今年も染色画家松井妙子先生の展覧会が、5月13日から19日まで、松坂屋静岡店美術画廊で開催されます。この時期になると当ブログに先生のお名前で検索訪問される方が増えるので、ああ、また“先生の季節がやってきた”と実感します。毎年コンスタントに37年も個展を続け、松坂屋でも20年連続の開催。並大抵の作家では出来ない息の長さだとつくづく感服・・・!
松井先生の染色画は、桃山時代に生まれた古典的染技法・一珍染め。一珍とは防染糊のことで、主原料は小麦粉と石灰。ちなみにもち米を主体にしたのが友禅染めだそうです。
小麦粉と石灰を糊状にした一珍糊を先金を付けた筒紙に詰め、そのまま生地に筒描きし、乾いたら生地を斜めに引っ張って糊を浮かせてはがす。表面にひび割れのような文様が浮かび上がり、そこに染料が入り込んで独特の味わいを醸し出します。着物なんかでは友禅染のほうがポピュラーですが、愛らしいふくろうやかわせみをキャラクターにした先生の作風には、一珍糊を使った更紗風の染め方が合うようです。

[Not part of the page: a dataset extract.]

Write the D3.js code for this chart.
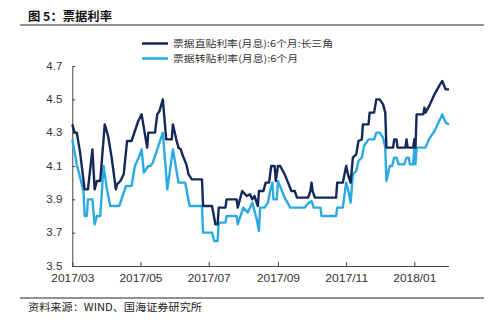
<!DOCTYPE html>
<html>
<head>
<meta charset="utf-8">
<script src="https://cdn.jsdelivr.net/npm/d3@7"></script>
<style>
  html, body { margin: 0; padding: 0; background: #fff; }
  svg { display: block; }
</style>
</head>
<body>
<svg id="chart" width="500" height="324"></svg>
<script>
// ---------- data ----------
const titleText = "图 5：票据利率";
const sourceText = "资料来源：WIND、国海证券研究所";
const seriesNames = ["票据直贴利率(月息):6个月:长三角", "票据转贴利率(月息):6个月"];

const yTicks = [3.5, 3.7, 3.9, 4.1, 4.3, 4.5, 4.7];
const xTicks = ["2017-03-01", "2017-05-01", "2017-07-01", "2017-09-01", "2017-11-01", "2018-01-01"];

const directDates = [
  "2017-03-01","2017-03-03","2017-03-05","2017-03-08","2017-03-12","2017-03-15","2017-03-19","2017-03-21",
  "2017-03-23","2017-03-26","2017-03-30","2017-04-02","2017-04-05","2017-04-09","2017-04-10","2017-04-13",
  "2017-04-16","2017-04-19","2017-04-23","2017-04-26","2017-04-29","2017-05-02","2017-05-07","2017-05-08",
  "2017-05-14","2017-05-16","2017-05-18","2017-05-21","2017-05-24","2017-05-29","2017-05-30","2017-06-02",
  "2017-06-04","2017-06-06","2017-06-08","2017-06-11","2017-06-13","2017-06-16","2017-06-25","2017-06-26",
  "2017-07-04","2017-07-07","2017-07-09","2017-07-10","2017-07-16","2017-07-17","2017-07-26","2017-07-27",
  "2017-07-31","2017-08-04","2017-08-07","2017-08-09","2017-08-11","2017-08-14","2017-08-15","2017-08-19",
  "2017-08-21","2017-08-24","2017-08-26","2017-08-29","2017-08-30","2017-09-01","2017-09-03","2017-09-07",
  "2017-09-10","2017-09-13","2017-09-16","2017-09-18","2017-09-28","2017-09-30","2017-10-01","2017-10-02",
  "2017-10-04","2017-10-23","2017-10-24","2017-10-29","2017-11-01","2017-11-03","2017-11-05","2017-11-07",
  "2017-11-10","2017-11-12","2017-11-15","2017-11-16","2017-11-21","2017-11-22","2017-11-26","2017-11-28",
  "2017-12-01","2017-12-04","2017-12-06","2017-12-07","2017-12-13","2017-12-14","2017-12-16","2017-12-17",
  "2017-12-24","2017-12-25","2017-12-26","2017-12-31","2018-01-01","2018-01-02","2018-01-03","2018-01-09",
  "2018-01-10","2018-01-11","2018-01-15","2018-01-19","2018-01-24","2018-01-26","2018-01-29","2018-02-01"
];
const directValues = [
  4.35,4.30,4.30,4.18,3.96,3.96,4.20,3.96,
  4.01,4.01,4.35,4.28,4.16,3.96,3.99,4.01,
  4.05,4.25,4.25,4.31,4.37,4.41,4.21,4.30,
  4.30,4.41,4.43,4.50,4.26,4.26,4.35,4.26,
  4.21,4.20,4.16,4.11,4.05,4.02,4.02,3.86,
  3.86,3.75,3.75,3.85,3.85,3.90,3.90,3.85,
  3.95,3.92,3.93,3.90,3.92,3.86,3.95,3.95,
  4.00,4.00,4.10,4.10,4.01,4.10,4.10,4.05,
  4.00,3.95,3.95,3.91,3.91,3.95,4.00,3.95,
  3.91,3.91,4.00,4.00,4.10,4.04,4.00,4.15,
  4.17,4.25,4.26,4.35,4.35,4.42,4.42,4.50,
  4.50,4.47,4.42,4.21,4.21,4.26,4.26,4.21,
  4.21,4.26,4.21,4.21,4.26,4.21,4.41,4.41,
  4.45,4.42,4.47,4.53,4.59,4.61,4.56,4.56
];

const transferDates = [
  "2017-03-01","2017-03-05","2017-03-08","2017-03-11","2017-03-12","2017-03-14","2017-03-15","2017-03-19",
  "2017-03-21","2017-03-23","2017-03-26","2017-03-29","2017-04-01","2017-04-04","2017-04-12","2017-04-14",
  "2017-04-18","2017-04-23","2017-04-26","2017-04-30","2017-05-02","2017-05-04","2017-05-08","2017-05-10",
  "2017-05-12","2017-05-16","2017-05-21","2017-05-25","2017-05-30","2017-06-04","2017-06-10","2017-06-14",
  "2017-06-25","2017-06-26","2017-07-04","2017-07-06","2017-07-09","2017-07-10","2017-07-16","2017-07-17",
  "2017-07-26","2017-07-27","2017-08-01","2017-08-05","2017-08-09","2017-08-13","2017-08-15","2017-08-16",
  "2017-08-20","2017-08-23","2017-08-25","2017-08-27","2017-08-28","2017-08-31","2017-09-01","2017-09-04",
  "2017-09-07","2017-09-12","2017-09-25","2017-09-27","2017-10-01","2017-10-03","2017-10-09","2017-10-10",
  "2017-10-23","2017-10-24","2017-10-29","2017-11-01","2017-11-03","2017-11-05","2017-11-07","2017-11-10",
  "2017-11-12","2017-11-15","2017-11-17","2017-11-21","2017-11-26","2017-11-28","2017-12-01","2017-12-04",
  "2017-12-06","2017-12-07","2017-12-10","2017-12-12","2017-12-14","2017-12-16","2017-12-18","2017-12-23",
  "2017-12-25","2017-12-27","2017-12-28","2017-12-31","2018-01-01","2018-01-02","2018-01-03","2018-01-11",
  "2018-01-14","2018-01-19","2018-01-24","2018-01-26","2018-01-29","2018-02-01"
];
const transferValues = [
  4.26,4.11,4.03,3.95,3.80,3.80,3.90,3.90,
  3.75,3.80,3.80,4.10,3.96,3.86,3.86,3.90,
  3.98,3.98,4.10,4.16,4.20,4.06,4.10,4.10,
  4.12,4.20,4.30,3.96,4.20,4.00,4.00,3.86,
  3.86,3.70,3.70,3.65,3.65,3.76,3.76,3.80,
  3.80,3.75,3.85,3.82,3.88,3.78,3.71,3.85,
  3.85,3.88,3.95,4.00,3.90,3.90,4.01,3.96,
  3.91,3.85,3.85,3.87,3.89,3.85,3.85,3.80,
  3.80,3.85,3.85,4.00,3.95,3.88,4.05,4.07,
  4.13,4.15,4.22,4.26,4.26,4.30,4.30,4.27,
  4.21,4.01,4.10,4.10,4.15,4.15,4.11,4.11,
  4.15,4.15,4.11,4.11,4.21,4.11,4.21,4.21,
  4.26,4.31,4.38,4.41,4.36,4.35
];

// ---------- drawing ----------
const colors = ["#15285a", "#2baae2"];
const parse = d3.timeParse("%Y-%m-%d");
const svg = d3.select("#chart");

const x = d3.scaleTime()
  .domain([parse("2017-03-01"), parse("2018-02-01")])
  .range([72.3, 449]);
const y = d3.scaleLinear().domain([3.5, 4.7]).range([266, 66]);

const cjk = "'Noto Sans CJK SC', 'Noto Sans', sans-serif";
const latin = "'Liberation Sans', Arial, sans-serif";

// title and rules
svg.append("text")
  .attr("x", 28).attr("y", 20.5)
  .attr("font-family", cjk).attr("font-weight", "bold")
  .attr("font-size", 12).attr("fill", "#111")
  .attr("textLength", 84).attr("lengthAdjust", "spacingAndGlyphs")
  .text(titleText);
svg.append("line").attr("x1", 20).attr("x2", 484).attr("y1", 25).attr("y2", 25)
  .attr("stroke", "#222").attr("stroke-width", 1);
svg.append("line").attr("x1", 20).attr("x2", 484).attr("y1", 298).attr("y2", 298)
  .attr("stroke", "#222").attr("stroke-width", 1);
svg.append("text")
  .attr("x", 28).attr("y", 311)
  .attr("font-family", cjk).attr("font-size", 10.5).attr("fill", "#222")
  .attr("textLength", 174).attr("lengthAdjust", "spacingAndGlyphs")
  .text(sourceText);

// legend
const legendW = [160, 125];
seriesNames.forEach((name, i) => {
  const ly = 43.5 + i * 15;
  svg.append("line").attr("x1", 142).attr("x2", 168).attr("y1", ly).attr("y2", ly)
    .attr("stroke", colors[i]).attr("stroke-width", 2.5);
  svg.append("text").attr("x", 173).attr("y", ly + 3.5)
    .attr("font-family", cjk).attr("font-size", 9.5).attr("fill", "#333")
    .attr("textLength", legendW[i]).attr("lengthAdjust", "spacingAndGlyphs")
    .text(name);
});

// axes
const fmt = d3.timeFormat("%Y/%m");
const xAxis = d3.axisBottom(x)
  .tickValues(xTicks.map(parse))
  .tickFormat(fmt)
  .tickSizeInner(-4).tickSizeOuter(0).tickPadding(9);
const gx = svg.append("g").attr("transform", "translate(0,266)").call(xAxis);
gx.select(".domain").attr("stroke", "#444").attr("d", "M72.3,0.5H449");
gx.selectAll(".tick line").attr("stroke", "#444");
gx.selectAll(".tick text")
  .attr("font-family", latin).attr("font-size", 10).attr("fill", "#333")
  .attr("textLength", 43).attr("lengthAdjust", "spacingAndGlyphs");

const yAxis = d3.axisLeft(y)
  .tickValues(yTicks)
  .tickFormat(d3.format(".1f"))
  .tickSizeInner(-3).tickSizeOuter(0).tickPadding(10);
const gy = svg.append("g").attr("transform", "translate(72.3,0)").call(yAxis);
gy.select(".domain").attr("stroke", "#444");
gy.selectAll(".tick line").attr("stroke", "#444");
gy.selectAll(".tick text")
  .attr("font-family", latin).attr("font-size", 10).attr("fill", "#333")
  .attr("textLength", 16).attr("lengthAdjust", "spacingAndGlyphs");

// lines
const line = d3.line().x(d => x(d[0])).y(d => y(d[1]));
const transferData = transferDates.map((d, i) => [parse(d), transferValues[i]]);
const directData = directDates.map((d, i) => [parse(d), directValues[i]]);

svg.append("path").datum(transferData)
  .attr("fill", "none").attr("stroke", colors[1]).attr("stroke-width", 2.4)
  .attr("stroke-linejoin", "round").attr("d", line);
svg.append("path").datum(directData)
  .attr("fill", "none").attr("stroke", colors[0]).attr("stroke-width", 2.4)
  .attr("stroke-linejoin", "round").attr("d", line);
</script>
</body>
</html>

今年のポストカードに選ばれた「輝いて」、光背をまとった菩薩さまのようにもみえます。
過去3年のポストカードに選ばれたのはこちら。絵の具を塗り重ねるだけの絵画よりもはるかに手間のかかる手法だけに、制作中の松井先生は求道者のようなお姿なんじゃないか、なんて想像します。ふくろうは「幸運の使者」であり、「知恵の神様」であり、「森の哲学者」だと言われますが、毎年、どんな構図と色彩で描くのか、ポストカードに採用する代表作をどんな思いで選ばれるのか、会場に並ぶ作品群を順に眺めると、先生の心の軌跡が覗えるよう。
先生は全日、会場にいらっしゃいますので、ぜひお声かけなさってみてくださいね!